Manken Nazlı Hamarat’ın kocası prodüktör Cevdet Emir Şaşmaz’ın ölümünün ardından uzun süre konuşmayan sevgilisi Vijdan Vatansever cinayetin işlendiği Kiev’deki soruşturmanın detaylarını paylaştı.

Cinayetin ardından hemen İstanbul’a dönen Vatansever Şaşmaz’ın ablası İlknur Şaşmaz ile tekrar Kiev’e giderek cinayetin işlendiği evi aradı. Konsolosluğa giden ikili dağ evinin bulunması konusunda yardım istedi. Kısa sürede ormanlık alan içerisindeki evi bulan Vatansever polis ile birlikte eve gitti.




Eve ulaştıklarında daha sonra kapının hiç açılmadığını gören Vatansever polisin isteği üzerine olay anını ceset başında tekrar anlattı. Katilin evde bulunan kelepçeyle kendisinin ve arkadaşı Sevinç’in ellerini kelepçelemesi nedeniyle olayı sadece izlemekle yetindiklerini ifade etti.
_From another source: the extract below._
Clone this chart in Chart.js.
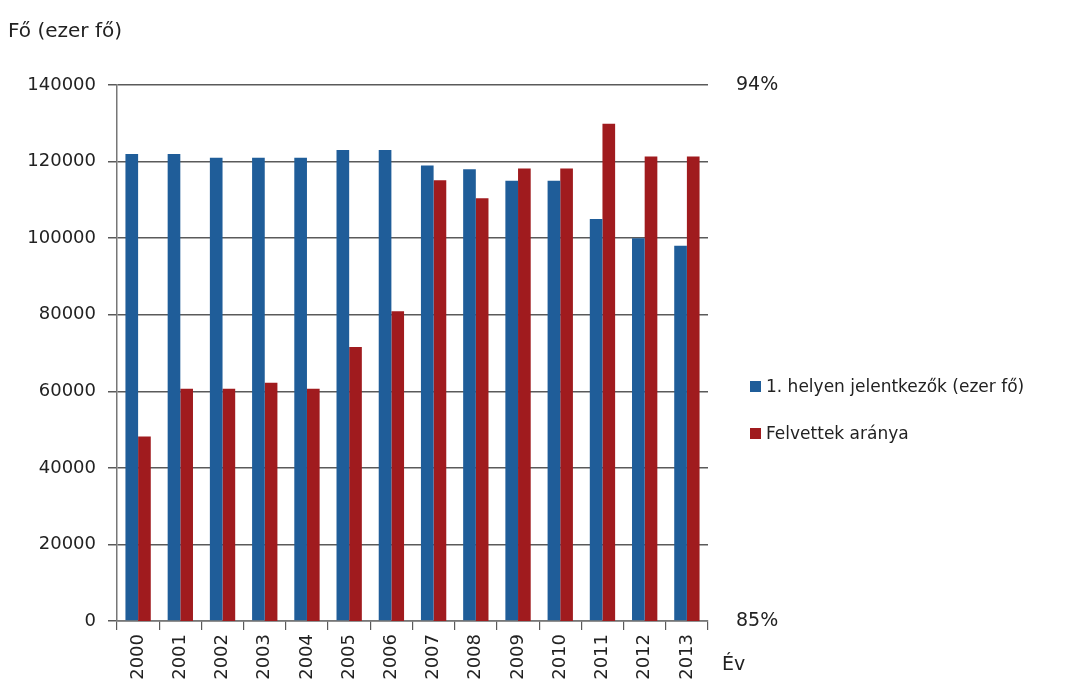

İstanbul’a geldikten sonra yaşadıklarını hemen emir Şaşmaz’ın ablası İlknur Şaşmaz’a anlattığını ve cesedi bulup polise haber vermek için onunla birlikte hemen Kiev’e gittiklerini söyleyen Vatansever şöyle devam etti, 
 
‘Ceset hâlâ o evdeydi’
 
“Katilin onu neden öldürdüğünü bilmiyorum. O canavarın bize neden kelepçe takıp paraları gasp ettiğinden haberim yok. Bize Emir’i Rus mafyası yüzünden öldürdüğünü söyledi. Paraların yerini ona söylemedim. Nazlı’ya teslim etti. Bizi olay günü bir araçla alıp eve götürdükleri için tam olarak adresi hatırlamıyordum. Yol üzerinde aynı güzergahtaki hatırladığım noktaları takip ederek dağ evini bulduk. Polis kapı kapalı olduğu için ev sahibini çağırdı. Ev sahibi gelip kapıyı açtığında cesedin hala orada olduğunu ve kimsenin dokunmadığını gördük. Orada polis tüm yaşananları anlatmamı istedi. Daha sonra savcılığa geçtik. Ne gördüysem ne duyduysam anlattım. Tam 8 sayfalık bir ifade verdim.
 
‘Kusarak anlattım’
 
Savcılıktaki ifademin ardından polis elime bir cetvel vererek kendimi katilin yerime koymamı ve bu şekilde en baştan tüm yaşananları anlatmamı istedi. Aynı anda bu ifadelerimi kayda aldılar. Bu şekilde sürekli tekrarlamamı istediler. Bazen anlatırken kusmaya başlıyordum baştan alıyorduk. Bu işlemlerin ardından mahkemeye sevkedildim. Mahkemede bir heyetin önüne çıktım. Burada İstanbul’dan Kiev’e geliş süreci ve cinayet anını ağlayarak anlattım. Hakim ve avukatlar benim halime ağlayacaklardı. Kimse benim samimiyetimden şüphe duymadı.